Os homens ficaram perplexos com esses áudios (quem não ficou?), mas não sei se eles já perceberam que fazem parte de conversas com exatamente o mesmo teor misógino. Claro que, quando se acrescenta o contexto de guerra, a perversidade fica ainda mais evidente. Mas quem de vocês, homens, nunca ouviu histórias de amigos que se aproveitaram de mulheres bêbadas, drogadas, deprimidas ou em alguma situação de vulnerabilidade para transar e contar vantagem no grupo de vocês?

Nas redações esportivas onde trabalhei, já ouvi muitas dessas conversas entre os "amigos do futebol". Pior, em algumas oportunidades, eu ouvi e silenciei. Ou dei risada. Para ser aceita no grupo dos homens, a gente, que era tão sozinha nesse mundo do esporte, já fez de tudo.

Mas hoje eu posso dizer que encontrei meu "grupo do futebol". Ainda somos poucas, é verdade, bem menos do que deveríamos ser, mas hoje posso dizer que "somos" juntas. Engraçado porque sempre nos ensinaram que éramos rivais. Que a gente tinha que competir umas com as outras. Que a gente tinha que reclamar que a fulana conseguiu isso ou aquilo, mas quem deveria estar ali era você. E por algum tempo nossa ingenuidade nos fez acreditar em tudo isso. Se a gente brigar entre nós, afinal, o espaço continua sendo todo deles.

Mas, na luta, a gente se encontrou. E percebemos que era mais fácil silenciar uma voz isolada do que dezenas, centenas de vozes gritando. Que compartilhar nossas dores nos fazia mais fortes para enfrentá-las. Para superá-las. Para dizer chega aos assédios, abusos e silenciamentos que sofremos todos os dias.

E hoje a gente não tem só o "grupo do futebol", das mulheres que se fortalecem na luta por espaço nesse meio tão machista. A gente se tem. E nem precisa se conhecer.
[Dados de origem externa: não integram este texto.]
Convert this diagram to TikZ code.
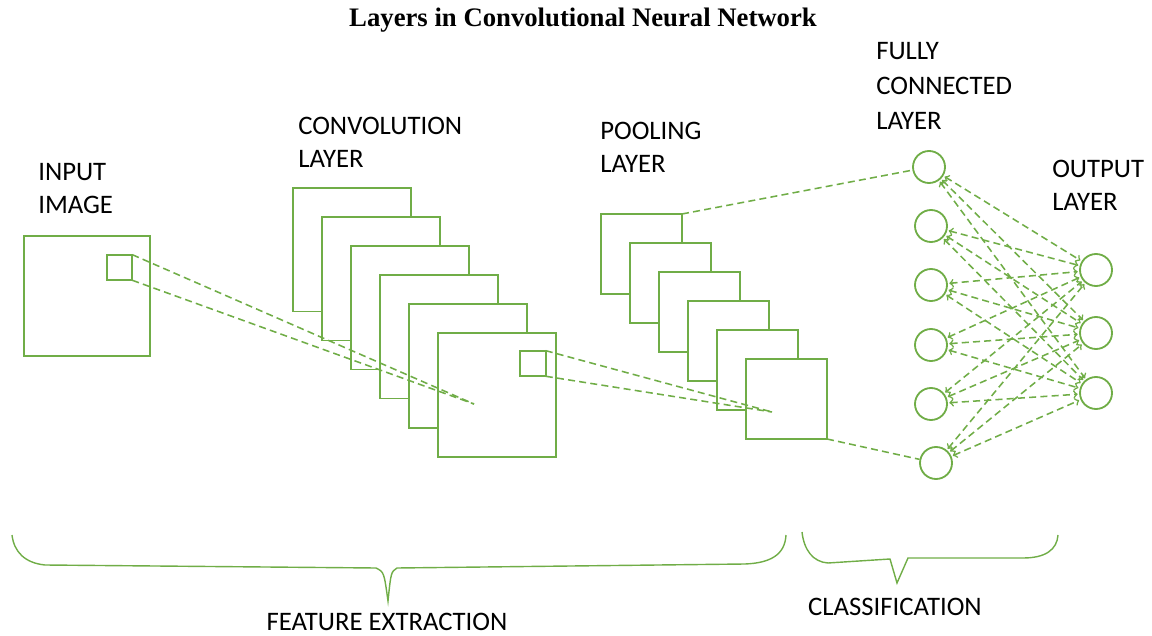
\documentclass[tikz,border=0pt]{standalone}
\usepackage{fontspec}
\setmainfont{Carlito}
\newfontfamily\titlefont{Liberation Serif}
\usepackage{tikz}
\usepackage{xcolor}
\definecolor{CnnGreen}{HTML}{70AD47}

\begin{document}
\begin{tikzpicture}[
    x=0.025cm, y=-0.025cm,
    frame/.style={
        draw=CnnGreen,
        fill=white,
        line width=1.4pt,
        inner sep=0pt,
        outer sep=0pt
    },
    convframe/.style={frame, minimum width=2.95cm, minimum height=3.075cm},
    poolframe/.style={frame, minimum width=2.025cm, minimum height=2.0cm},
    kernel/.style={frame, minimum size=0.64cm},
    neuron/.style={
        circle,
        draw=CnnGreen,
        line width=1.3pt,
        minimum size=0.8cm,
        inner sep=0pt
    },
    link/.style={
        draw=CnnGreen,
        line width=1.1pt,
        dash pattern=on 5pt off 3pt
    },
    fclink/.style={link, <->, shorten <=1pt, shorten >=1pt},
    brace/.style={
        draw=CnnGreen,
        line width=1pt
    },
    label/.style={
        anchor=north west,
        align=left,
        inner sep=0pt,
        font=\fontsize{19}{23.5}\selectfont
    },
    caption/.style={
        inner sep=0pt,
        font=\fontsize{19}{23}\selectfont
    }
]
\useasboundingbox (0,0) rectangle (1152,636);

\node (title) at (583,20) {\titlefont\bfseries\fontsize{19}{23}\selectfont Layers in Convolutional Neural Network};

\node[label] (inlabel) at (38,163) {INPUT\\IMAGE};
\node[label] (convlabel) at (298,117) {CONVOLUTION\\LAYER};
\node[label] (poollabel) at (600,122) {POOLING\\LAYER};
\node[label, font=\fontsize{19}{25}\selectfont] (fclabel) at (876,42) {FULLY\\CONNECTED\\LAYER};
\node[label] (outlabel) at (1052,160) {OUTPUT\\LAYER};

\node[frame, minimum width=3.15cm, minimum height=3.0cm] (input) at (87,296) {};
\node[kernel] (inkernel) at (119.5,267.5) {};

\foreach \i in {1,...,6}
    \node[convframe] (conv\i) at ({352+29*(\i-1)},{250+29*(\i-1)}) {};
\node[kernel] (convkernel) at (533,363.5) {};

\foreach \i in {1,...,6}
    \node[poolframe] (pool\i) at ({641.5+29*(\i-1)},{254+29*(\i-1)}) {};

\foreach \i/\x/\y in {1/929/167, 2/931/226, 3/931/285, 4/931/345, 5/931/404, 6/936/463}
    \node[neuron] (fc\i) at (\x,\y) {};

\foreach \i/\y in {1/270, 2/333, 3/393}
    \node[neuron] (out\i) at (1096,\y) {};

\coordinate (convfocus) at (474,404);
\coordinate (poolfocus) at (772,412);

\draw[link] (inkernel.north east) -- (convfocus);
\draw[link] (inkernel.south east) -- (convfocus);
\draw[link] (convkernel.north east) -- (poolfocus);
\draw[link] (convkernel.south east) -- (poolfocus);
\draw[link] (pool1.north east) -- (fc1);
\draw[link] (pool6.south east) -- (fc6);

\foreach \i in {1,...,6}
    \foreach \j in {1,2,3}
        \draw[fclink] (fc\i) -- (out\j);

\draw[brace] (12,535) .. controls (14,552) and (25,563) .. (45,565) -- (376,568)
    .. controls (384,572) .. (388,601) .. controls (391,572) .. (397,568)
    -- (745,564) .. controls (770,563) and (785,555) .. (786,535);
\draw[brace] (802,532) .. controls (804,550) and (813,562) .. (828,563) -- (890,559)
    -- (897,583) -- (908,558) -- (1023,558) .. controls (1045,558) and (1057,550) .. (1058,535);

\node[caption] (classify) at (895,607) {CLASSIFICATION};
\node[caption] (features) at (387,622) {FEATURE EXTRACTION};

\end{tikzpicture}
\end{document}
Fui a um bar em São Paulo na sexta-feira (4) e presenciei o que todas já vivenciamos. Um homem partindo para cima de uma mulher –que estava sentada com outras três amigas– gritando, xingando, ameaçando. Das cinco mesas ao redor, quatro eram de mulheres. Todas nós reagimos. Pedimos para o gerente do bar retirar o homem, visivelmente alterado, mas continuaram servindo cerveja para ele. Nós não nos conhecíamos, mas ficamos todas ali, até que a polícia viesse retirar o dito cujo.

Finalmente podemos dizer: não estamos sozinhas. Não somos rivais, somos a revolução. Feliz #8M.